URL Encoder / Decoder – Percent Encoding Tool
Encode special characters for safe URL transmission, or decode percent‑encoded strings back to readable text. 100% client‑side, private, free, instant.
What is URL Encoding (Percent‑Encoding)?
URL encoding, also known as percent‑encoding, replaces unsafe ASCII characters with a `%` followed by two hexadecimal digits. It ensures that URLs can be transmitted over the internet without corruption. For example, a space becomes `%20`, an ampersand `&` becomes `%26`, and a slash `/` remains safe but sometimes is encoded as `%2F` when used in query parameters.
The standard is defined in RFC 3986. Our tool uses the browser’s built‑in `encodeURIComponent()` and `decodeURIComponent()` functions, which follow this standard and also support UTF‑8 for non‑English characters and emojis.
When to Use URL Encoding
- Query parameters: When you have special characters in parameter values (spaces, &, #, ?, etc.) you must encode them to avoid breaking the URL structure.
- Form data submitted via GET: HTML forms automatically percent‑encode data, but if you build URLs manually, you need to encode.
- API calls: Many APIs expect encoded parameters, especially when passing user‑generated text.
- Opaque data in URLs: If you need to embed a JSON string or XML fragment in a URL, you must encode it first.
- Redirect URLs: When constructing redirect URLs that contain another URL as a parameter, the inner URL must be encoded.
encodeURIComponent vs encodeURI – What’s the Difference?
- encodeURIComponent(): Encodes all special characters, including `?`, `&`, `=`, `/`, `#`. Use this for encoding individual query parameter values. Example: `encodeURIComponent("hello world?test")` → `"hello%20world%3Ftest"`.
- encodeURI(): Leaves `?`, `&`, `=`, `/`, `#` untouched, preserving the URL structure. Use this for encoding a full URL (but not its query parameters). Example: `encodeURI("https://example.com/path?name=john doe")` → `"https://example.com/path?name=john%20doe"` (only the space is encoded).
Our tool uses `encodeURIComponent()` because it is the most common requirement for developers dealing with API parameters. If you need the other method, you can adapt the logic – but for most use cases, this is correct.
UTF‑8 and Special Characters
URL encoding works on bytes, not characters. The browser first converts the string to UTF‑8 bytes, then percent‑encodes each byte. This means emojis, Chinese characters, and accented letters are correctly handled. For example, `你好` becomes `%E4%BD%A0%E5%A5%BD`. This tool fully supports Unicode.
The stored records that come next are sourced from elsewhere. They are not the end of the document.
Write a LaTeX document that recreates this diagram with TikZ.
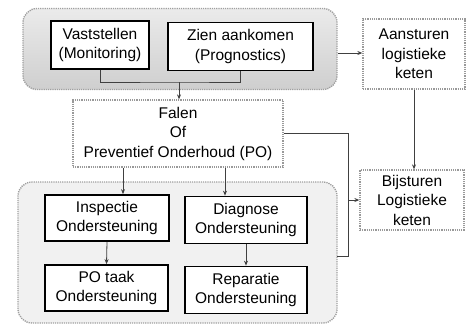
\documentclass[tikz,border=0pt]{standalone}
\usepackage{fontspec}
\setmainfont{Liberation Sans}
\usetikzlibrary{arrows.meta}
\begin{document}
\begin{tikzpicture}[x=1pt,y=-1pt,
  font=\fontsize{15.5}{19.5}\selectfont,
  solidbox/.style={draw=black,line width=1.7pt,fill=white,align=center,inner sep=0pt},
  dotbox/.style={draw=gray!80,dash pattern=on 1.2pt off 1pt,line width=1.3pt,fill=white,align=center,inner sep=0pt},
  grp/.style={draw=gray!75,dash pattern=on 1.2pt off 1pt,line width=1.4pt,rounded corners=14pt,inner sep=0pt},
  conn/.style={draw=black!75,line width=0.8pt},
  arr/.style={conn,-{Stealth[length=5pt,width=4pt]}}]
\useasboundingbox (0,0) rectangle (470,330);
% groups
\node[grp,top color=gray!16,bottom color=gray!38,minimum width=314pt,minimum height=81pt] (topgrp) at (180,49) {};
\node[grp,fill=gray!11,minimum width=319pt,minimum height=141pt] (botgrp) at (177.5,252.5) {};
% top boxes
\node[solidbox,minimum width=98pt,minimum height=48pt] (vast) at (100,45) {Vaststellen\\(Monitoring)};
\node[solidbox,minimum width=145pt,minimum height=48pt] (zien) at (240.5,46.5) {Zien aankomen\\(Prognostics)};
% right boxes
\node[dotbox,minimum width=102pt,minimum height=70pt] (aans) at (414,54) {Aansturen\\logistieke\\keten};
\node[dotbox,minimum width=104pt,minimum height=60pt] (bijs) at (412,200) {Bijsturen\\Logistieke\\keten};
% falen
\node[dotbox,minimum width=210pt,minimum height=67pt] (falen) at (178,133.5) {Falen\\Of\\Preventief Onderhoud (PO)};
% bottom boxes
\node[solidbox,minimum width=124pt,minimum height=46pt] (insp) at (107,218) {Inspectie\\Ondersteuning};
\node[solidbox,minimum width=122pt,minimum height=47pt] (diag) at (246,220) {Diagnose\\Ondersteuning};
\node[solidbox,minimum width=123pt,minimum height=46pt] (pota) at (106.5,288) {PO taak\\Ondersteuning};
\node[solidbox,minimum width=122pt,minimum height=47pt] (repa) at (246,290) {Reparatie\\Ondersteuning};
% coordinates
\coordinate (j1) at (179,82);
\coordinate (k) at (348,200);
\coordinate (gb) at (337,256);
% connectors
\draw[conn] (vast.south) |- (j1) -| (zien.south);
\draw[arr] (j1) -- (j1 |- falen.north);
\draw[arr] (topgrp.east |- 0,53) -- (aans.west |- 0,53);
\draw[arr] (aans.south) -- (aans.south |- bijs.north);
\draw[conn] (falen.east) -| (k);
\draw[conn] (gb) -| (k);
\draw[arr] (k) -- (bijs.west);
\draw[arr] (falen.south -| insp.north) ++(16,0) coordinate (f1) -- (f1 |- insp.north);
\draw[arr] (225,0 |- falen.south) coordinate (f2) -- (f2 |- diag.north);
\draw[arr] (insp.south) -- (pota.north);
\draw[arr] (diag.south) -- (repa.north);
\end{tikzpicture}
\end{document}
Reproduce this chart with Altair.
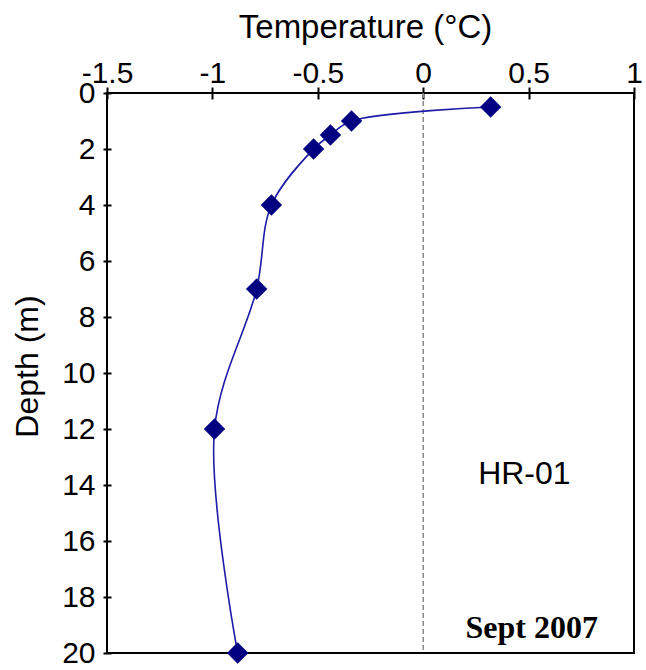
import altair as alt
import pandas as pd

# ---- data ----
temperature = [0.32, -0.34, -0.44, -0.52, -0.72, -0.79, -0.99, -0.88]
depth = [0.5, 1.0, 1.5, 2.0, 4.0, 7.0, 12.0, 20.0]
x_ticks = [-1.5, -1, -0.5, 0, 0.5, 1]
y_ticks = [0, 2, 4, 6, 8, 10, 12, 14, 16, 18, 20]
zero_line = [0]
site_label = ["HR-01"]
site_pos_t = [0.48]
site_pos_d = [13.6]
date_label = ["Sept 2007"]
date_pos_t = [0.515]
date_pos_d = [19.1]

df = pd.DataFrame({"temperature": temperature, "depth": depth})
zero_df = pd.DataFrame({"temperature": zero_line})
site_df = pd.DataFrame({"temperature": site_pos_t, "depth": site_pos_d, "label": site_label})
date_df = pd.DataFrame({"temperature": date_pos_t, "depth": date_pos_d, "label": date_label})

SANS = "Liberation Sans"
SERIF = "Liberation Serif"

xs = alt.Scale(domain=[-1.5, 1], nice=False, zero=False)
ys = alt.Scale(domain=[0, 20], reverse=True, nice=False, zero=False)

x_axis = alt.Axis(
    orient="top", values=x_ticks, labelExpr="datum.value + ''",
    domain=False, offset=-6, tickSize=12, tickColor="black", tickWidth=2,
    labelFont=SANS, labelFontSize=30, labelColor="black", labelPadding=5,
    labelBaseline="alphabetic", labelFlush=False, labelOverlap=False, grid=False,
    title="Temperature (°C)", titleFont=SANS, titleFontSize=33,
    titleFontWeight="normal", titleColor="black", titleX=258, titleY=-62,
    titleBaseline="alphabetic", titleAlign="center",
)
y_axis = alt.Axis(
    orient="left", values=y_ticks, domain=False, offset=-4, tickSize=8,
    tickColor="black", tickWidth=2, labelFont=SANS, labelFontSize=30,
    labelColor="black", labelPadding=8, labelBaseline="middle",
    labelOverlap=False, grid=False,
    title="Depth (m)", titleFont=SANS, titleFontSize=32, titleFontWeight="normal",
    titleColor="black", titleAngle=-90, titleX=-74, titleY=273,
    titleBaseline="alphabetic", titleAlign="center",
)

X = alt.X("temperature:Q", scale=xs, axis=x_axis)
Y = alt.Y("depth:Q", scale=ys, axis=y_axis)

rule = alt.Chart(zero_df).mark_rule(
    color="#8a8a8a", strokeDash=[5, 3], strokeWidth=1.5
).encode(x=X)

line = alt.Chart(df).mark_line(
    interpolate="catmull-rom", color="#1c1ca8", strokeWidth=1.6
).encode(x=X, y=Y, order="depth:Q")

points = alt.Chart(df).mark_point(
    shape="diamond", filled=True, size=460, color="#000080", opacity=1
).encode(x=X, y=Y)

site = alt.Chart(site_df).mark_text(
    font=SANS, fontSize=32, color="black", baseline="middle", align="center"
).encode(x=X, y=Y, text="label:N")

date = alt.Chart(date_df).mark_text(
    font=SERIF, fontSize=32, fontWeight="bold", color="black",
    baseline="middle", align="center"
).encode(x=X, y=Y, text="label:N")

chart = alt.layer(rule, line, points, site, date).properties(
    width=527, height=560,
    autosize=alt.AutoSizeParams(type="none"),
    padding={"left": 107, "top": 93, "right": 12, "bottom": 17},
    background="white",
).configure_view(stroke="black", strokeWidth=2)

chart.save("out.html", embed_options={"renderer": "svg", "actions": False})
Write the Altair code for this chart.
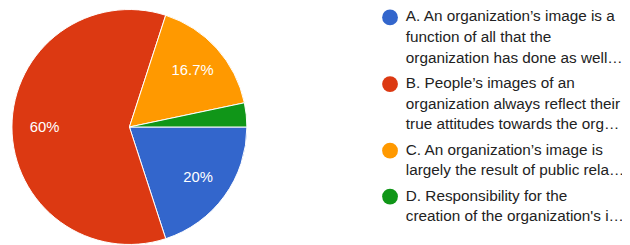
import altair as alt
import pandas as pd
import math

# ---- data ----
keys = ["A", "B", "C", "D"]
values = [20, 60, 16.7, 3.3]
slice_labels = ["20%", "60%", "16.7%", ""]
legend_texts = [
    "A. An organization\u2019s image is a\nfunction of all that the\norganization has done as well\u2026",
    "B. People\u2019s images of an\norganization always reflect their\ntrue attitudes towards the org\u2026",
    "C. An organization\u2019s image is\nlargely the result of public rela\u2026",
    "D. Responsibility for the\ncreation of the organization's i\u2026",
]
colors = ["#3366CC", "#DC3912", "#FF9900", "#109618"]

# ---- tables ----
pie_df = pd.DataFrame({"key": keys, "value": values, "label": slice_labels, "order": range(len(keys))})

nlines = [t.count("\n") + 1 for t in legend_texts]
lines_before = [sum(nlines[:i]) for i in range(len(nlines))]
entry_gap = 4.5 / 21.0
legend_df = pd.DataFrame({
    "key": keys,
    "text": legend_texts,
    "pos": [lb + i * entry_gap for i, lb in enumerate(lines_before)],
})

# layout constants (pixels)
CX, CY, R = 123, 119, 119
LEG_X = 379

color = alt.Color("key:N", scale=alt.Scale(domain=keys, range=colors), legend=None)
theta = alt.Theta("value:Q", stack=True,
                  scale=alt.Scale(range=[math.pi / 2, math.pi / 2 + 2 * math.pi]))

base = alt.Chart(pie_df).encode(theta=theta, order=alt.Order("order:Q"),
                                x=alt.value(CX), y=alt.value(CY))
arcs = base.mark_arc(outerRadius=R, stroke="white", strokeWidth=1).encode(color=color)
labels = base.mark_text(radius=86, fontSize=15, font="Liberation Sans", color="white").encode(text="label:N")

ypos = alt.Y("pos:Q", axis=None, scale=alt.Scale(domain=[0, 10], range=[8, 218]))
lbase = alt.Chart(legend_df).encode(y=ypos)
dots = lbase.mark_circle(size=256, opacity=1).encode(x=alt.value(LEG_X + 8), color=color)
texts = lbase.mark_text(align="left", baseline="top", dy=-8, lineBreak="\n", lineHeight=21,
                        fontSize=15.5, font="Liberation Sans", color="#222222").encode(
    x=alt.value(LEG_X + 24), text="text:N")

chart = alt.layer(arcs, labels, dots, texts).properties(
    width=622, height=237, padding=0,
    autosize=alt.AutoSizeParams(type="none")
).configure_view(stroke=None)

chart.save("out.html", embed_options={"renderer": "svg", "actions": False})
Common URL Encoding Mistakes and How to Avoid Them
- Double encoding: If you encode a string that is already encoded, you’ll get percent signs encoded as `%25`. For example, `%20` becomes `%2520`. Our Decode button will first try to decode once; if you see unexpected `%25`, decode again.
- Decoding malformed percent sequences: If you try to decode a string that contains `%` not followed by two hex digits, the browser will throw an error. Our tool catches that and shows a helpful message.
- Forgetting to encode the entire query string: Only encode individual parameter values, not the entire `?key=value&key2=value2` – the equals signs and ampersands should remain unencoded.
Why Use a Client‑Side URL Encoder?
Many online tools send your data to a server for processing – a security risk if you’re dealing with API keys or personal information. Our tool runs entirely in your browser. No data is transmitted, logged, or stored. You can even disconnect from the internet after the page loads and it still works perfectly. This makes it ideal for developers handling sensitive tokens or debugging authentication flows.
How to Use the Tool
- Paste your text or URL parameter value into the top text area.
- Click “Encode (URL encode)” to percent‑encode the text.
- Click “Decode (URL decode)” to reverse the process.
- Use “Load Sample” to see a working example.
- Click “Copy Output” to copy the result to your clipboard.
- Click “Share Tool” to send the link to a colleague.
All operations are instant and free.